§ **Task objective**
Under this line sits a listing. Repeat exactly and only its lines from the one holding "Convert this chart to matplotlib code." through the one holding "import seaborn as sns"; skip pictures.

§ **Exercise materials**
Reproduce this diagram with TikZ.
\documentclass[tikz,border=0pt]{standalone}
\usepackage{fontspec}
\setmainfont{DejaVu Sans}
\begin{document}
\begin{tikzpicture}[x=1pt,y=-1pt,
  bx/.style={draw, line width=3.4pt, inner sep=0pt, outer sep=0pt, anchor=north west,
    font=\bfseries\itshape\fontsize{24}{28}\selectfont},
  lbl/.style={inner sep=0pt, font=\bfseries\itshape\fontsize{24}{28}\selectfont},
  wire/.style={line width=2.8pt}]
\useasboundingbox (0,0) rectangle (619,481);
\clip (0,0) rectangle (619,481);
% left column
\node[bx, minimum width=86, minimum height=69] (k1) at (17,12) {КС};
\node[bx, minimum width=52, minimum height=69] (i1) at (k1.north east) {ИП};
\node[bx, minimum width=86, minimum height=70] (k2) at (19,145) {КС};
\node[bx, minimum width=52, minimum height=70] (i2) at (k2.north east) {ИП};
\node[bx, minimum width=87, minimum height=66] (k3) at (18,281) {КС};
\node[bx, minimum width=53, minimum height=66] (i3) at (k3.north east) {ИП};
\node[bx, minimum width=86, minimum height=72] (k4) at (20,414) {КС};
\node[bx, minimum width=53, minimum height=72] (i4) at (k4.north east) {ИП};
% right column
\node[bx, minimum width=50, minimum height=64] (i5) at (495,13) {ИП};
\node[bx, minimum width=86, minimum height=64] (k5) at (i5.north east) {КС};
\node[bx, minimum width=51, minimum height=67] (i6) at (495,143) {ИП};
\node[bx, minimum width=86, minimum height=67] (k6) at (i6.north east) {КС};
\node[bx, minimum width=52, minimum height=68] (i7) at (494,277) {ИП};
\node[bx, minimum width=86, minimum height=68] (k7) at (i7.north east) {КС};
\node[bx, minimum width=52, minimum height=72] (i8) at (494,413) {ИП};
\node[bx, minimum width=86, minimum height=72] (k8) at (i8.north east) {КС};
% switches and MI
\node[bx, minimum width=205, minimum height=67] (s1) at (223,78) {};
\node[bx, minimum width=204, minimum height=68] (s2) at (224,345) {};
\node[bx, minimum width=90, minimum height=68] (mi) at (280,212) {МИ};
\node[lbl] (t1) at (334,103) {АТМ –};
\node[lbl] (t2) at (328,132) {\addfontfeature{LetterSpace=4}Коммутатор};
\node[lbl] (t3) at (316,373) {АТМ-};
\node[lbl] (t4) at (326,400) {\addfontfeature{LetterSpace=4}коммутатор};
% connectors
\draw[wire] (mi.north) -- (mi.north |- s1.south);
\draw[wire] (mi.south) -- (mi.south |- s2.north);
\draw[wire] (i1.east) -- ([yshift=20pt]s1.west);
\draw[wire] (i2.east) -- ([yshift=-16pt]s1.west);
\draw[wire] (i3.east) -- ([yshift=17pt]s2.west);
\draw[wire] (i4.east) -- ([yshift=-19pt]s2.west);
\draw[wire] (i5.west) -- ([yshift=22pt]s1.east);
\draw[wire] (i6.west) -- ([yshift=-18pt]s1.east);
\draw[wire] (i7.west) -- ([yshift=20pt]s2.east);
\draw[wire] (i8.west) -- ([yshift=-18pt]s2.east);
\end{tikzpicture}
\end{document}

...

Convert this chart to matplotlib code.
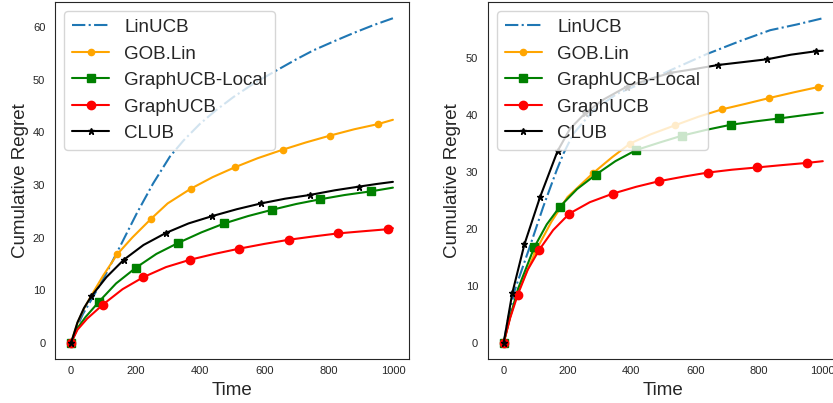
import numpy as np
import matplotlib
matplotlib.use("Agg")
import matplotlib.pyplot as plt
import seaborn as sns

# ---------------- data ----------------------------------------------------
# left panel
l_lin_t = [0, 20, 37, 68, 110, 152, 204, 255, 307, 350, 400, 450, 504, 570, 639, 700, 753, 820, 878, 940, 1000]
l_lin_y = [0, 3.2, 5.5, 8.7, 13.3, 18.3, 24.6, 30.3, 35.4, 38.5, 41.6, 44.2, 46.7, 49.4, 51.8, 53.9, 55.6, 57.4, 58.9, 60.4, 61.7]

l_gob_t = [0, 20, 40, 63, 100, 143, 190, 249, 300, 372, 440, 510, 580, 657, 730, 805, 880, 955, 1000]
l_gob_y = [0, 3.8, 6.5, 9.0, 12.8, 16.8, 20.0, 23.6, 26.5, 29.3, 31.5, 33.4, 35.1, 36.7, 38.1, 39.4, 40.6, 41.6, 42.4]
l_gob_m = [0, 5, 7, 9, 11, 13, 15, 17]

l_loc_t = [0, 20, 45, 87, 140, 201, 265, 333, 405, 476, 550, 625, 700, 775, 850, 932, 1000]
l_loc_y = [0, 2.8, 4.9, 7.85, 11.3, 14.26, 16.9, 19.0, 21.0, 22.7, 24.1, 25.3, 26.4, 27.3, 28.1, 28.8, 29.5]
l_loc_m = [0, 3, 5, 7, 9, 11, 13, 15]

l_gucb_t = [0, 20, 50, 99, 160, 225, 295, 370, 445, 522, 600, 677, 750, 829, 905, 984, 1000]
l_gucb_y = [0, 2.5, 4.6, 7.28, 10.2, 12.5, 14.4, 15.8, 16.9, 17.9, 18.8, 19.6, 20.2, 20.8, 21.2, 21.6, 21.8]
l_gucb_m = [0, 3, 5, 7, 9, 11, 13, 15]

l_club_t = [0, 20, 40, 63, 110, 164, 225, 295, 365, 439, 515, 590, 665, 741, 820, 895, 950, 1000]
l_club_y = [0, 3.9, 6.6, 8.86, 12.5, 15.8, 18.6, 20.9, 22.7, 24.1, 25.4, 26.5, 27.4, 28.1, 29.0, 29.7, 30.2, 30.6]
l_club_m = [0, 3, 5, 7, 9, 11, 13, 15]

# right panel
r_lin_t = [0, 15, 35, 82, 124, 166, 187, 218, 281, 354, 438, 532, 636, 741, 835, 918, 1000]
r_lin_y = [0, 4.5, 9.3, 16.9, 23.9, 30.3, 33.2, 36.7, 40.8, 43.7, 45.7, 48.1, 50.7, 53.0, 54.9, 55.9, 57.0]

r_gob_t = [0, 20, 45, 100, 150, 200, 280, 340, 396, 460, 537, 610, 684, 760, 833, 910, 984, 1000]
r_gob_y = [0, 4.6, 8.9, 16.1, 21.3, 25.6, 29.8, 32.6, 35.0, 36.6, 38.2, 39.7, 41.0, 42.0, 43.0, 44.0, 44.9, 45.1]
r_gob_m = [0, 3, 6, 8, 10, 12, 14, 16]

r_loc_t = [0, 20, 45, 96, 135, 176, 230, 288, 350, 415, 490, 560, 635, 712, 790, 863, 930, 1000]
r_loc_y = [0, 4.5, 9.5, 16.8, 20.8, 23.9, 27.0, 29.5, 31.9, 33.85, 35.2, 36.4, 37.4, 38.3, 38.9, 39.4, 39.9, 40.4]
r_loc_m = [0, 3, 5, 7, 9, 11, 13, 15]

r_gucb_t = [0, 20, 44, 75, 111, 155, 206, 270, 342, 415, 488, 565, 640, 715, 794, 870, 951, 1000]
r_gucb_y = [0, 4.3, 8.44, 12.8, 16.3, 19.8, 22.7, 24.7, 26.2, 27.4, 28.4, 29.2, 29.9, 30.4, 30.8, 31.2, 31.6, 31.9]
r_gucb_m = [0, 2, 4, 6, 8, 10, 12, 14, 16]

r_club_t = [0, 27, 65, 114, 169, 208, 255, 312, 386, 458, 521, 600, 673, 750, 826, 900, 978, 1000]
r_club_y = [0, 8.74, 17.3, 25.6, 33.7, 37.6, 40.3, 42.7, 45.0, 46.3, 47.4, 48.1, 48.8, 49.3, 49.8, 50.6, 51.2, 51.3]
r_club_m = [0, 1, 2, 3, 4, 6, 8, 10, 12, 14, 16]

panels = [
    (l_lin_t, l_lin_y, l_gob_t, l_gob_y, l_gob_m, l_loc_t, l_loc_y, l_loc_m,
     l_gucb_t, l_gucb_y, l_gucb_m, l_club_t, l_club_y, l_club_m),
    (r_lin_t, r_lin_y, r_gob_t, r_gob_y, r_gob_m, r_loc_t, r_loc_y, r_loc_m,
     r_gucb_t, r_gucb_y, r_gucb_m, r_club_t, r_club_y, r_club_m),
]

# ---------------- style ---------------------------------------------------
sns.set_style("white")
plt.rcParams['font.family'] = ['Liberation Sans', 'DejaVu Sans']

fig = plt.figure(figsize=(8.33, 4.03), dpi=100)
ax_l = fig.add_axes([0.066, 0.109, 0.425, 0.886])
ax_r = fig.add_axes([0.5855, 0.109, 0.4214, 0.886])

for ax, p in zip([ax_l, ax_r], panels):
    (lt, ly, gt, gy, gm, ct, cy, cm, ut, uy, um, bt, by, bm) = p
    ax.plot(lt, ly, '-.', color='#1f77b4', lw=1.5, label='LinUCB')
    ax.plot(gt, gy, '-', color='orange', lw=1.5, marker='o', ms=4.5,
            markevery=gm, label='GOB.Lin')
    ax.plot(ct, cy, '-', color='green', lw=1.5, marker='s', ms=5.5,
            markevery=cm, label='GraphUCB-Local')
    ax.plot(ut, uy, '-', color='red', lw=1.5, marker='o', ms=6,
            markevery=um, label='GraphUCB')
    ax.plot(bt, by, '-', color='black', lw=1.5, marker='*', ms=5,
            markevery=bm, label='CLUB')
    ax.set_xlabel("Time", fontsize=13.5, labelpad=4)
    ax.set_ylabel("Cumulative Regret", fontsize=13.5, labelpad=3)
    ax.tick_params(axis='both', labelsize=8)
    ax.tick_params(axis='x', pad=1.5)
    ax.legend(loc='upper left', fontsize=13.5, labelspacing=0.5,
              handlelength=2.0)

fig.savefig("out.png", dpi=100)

§ **Solved problem**
Convert this chart to matplotlib code.
import numpy as np
import matplotlib
matplotlib.use("Agg")
import matplotlib.pyplot as plt
import seaborn as sns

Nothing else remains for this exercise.